When Hurricane Florence made its landfall in North Carolina, thousands of businesses and homes were damaged or destroyed. 

Joseph Brown’s home in Chinquapin was flooded with five feet of water from the nearby Northeast Cape Fear River, which lies only a half-mile away. Flooding in the area was extensive, stretching 11 miles along the river from Chinquapin to the nearby town of Wallace.

Brown and his wife had been in their home less than a year when Hurricane Florence hit, and they evacuated to Georgia to stay with relatives. When they returned home, they found their home flooded with no power and a growing mold problem.

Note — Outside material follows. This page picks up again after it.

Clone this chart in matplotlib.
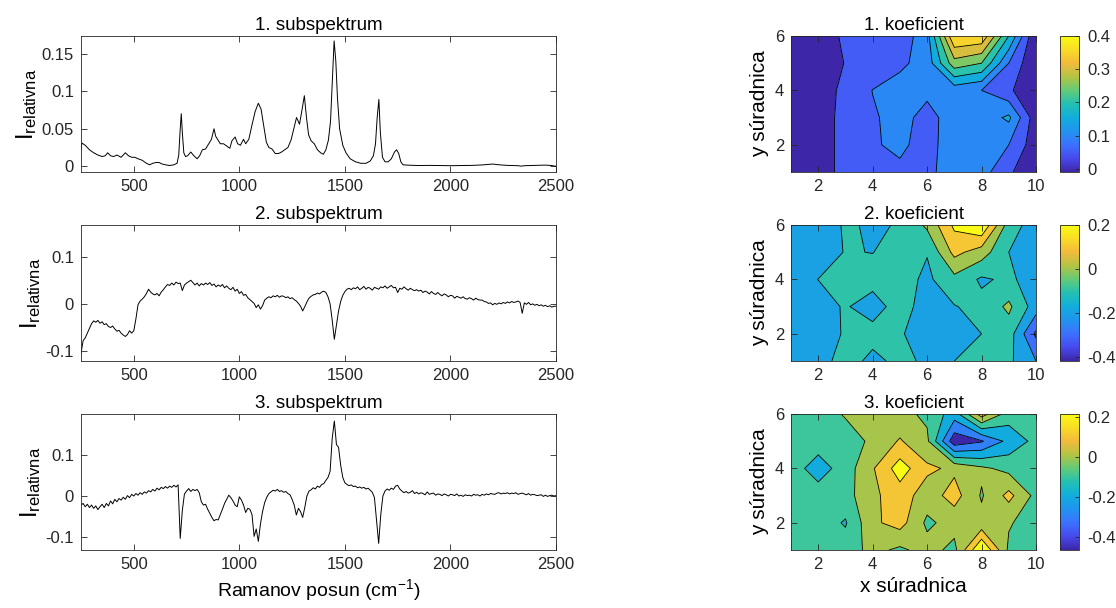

Volunteers from North Carolina Baptists on Mission, including college students from Kentucky, Tennessee, and Pennsylvania, have been working on Brown’s home. NCBM have mucked out the house, removing the waterlogged wallboard, insulation, flooring, furniture and clothing. Unfortunately, Brown also lost a vehicle in the flood. The Browns are currently living in a travel trailer provided by FEMA while the Sheltering and Temporary Essential Power (STEP) program makes partial repairs to get them back into their home. STEP uses contractors and voluntary disaster relief organizations for emergency repairs to homes to make them safe, sanitary and functional, so families can return home quickly.

“I am very appreciative of everything that’s been done to help,” he said. When asked if he had any advice about hurricane preparations for others, Brown said, “Don’t take it lightly when given warnings, get flood insurance, and try to avoid a flood prone area when purchasing property.”

More than 1,600 homes have been completed and over 3,200  homes are underway through the STEP program. More than 4,200 homeowners are registered for the program. Thirteen general contractors and voluntary relief groups like Baptists on Mission and United Methodist Disaster Relief are working to complete repairs to those homes by early April. 

Hurricane Florence left a path of destruction and flooding through the state in September 2018. Since then, North Carolinians, with the help of federal and state resources, as well as nonprofit groups, have worked to rebuild hard hit areas. These stories showcase their recovery journeys as North Carolinians move forward rebuilding with strength and resilience.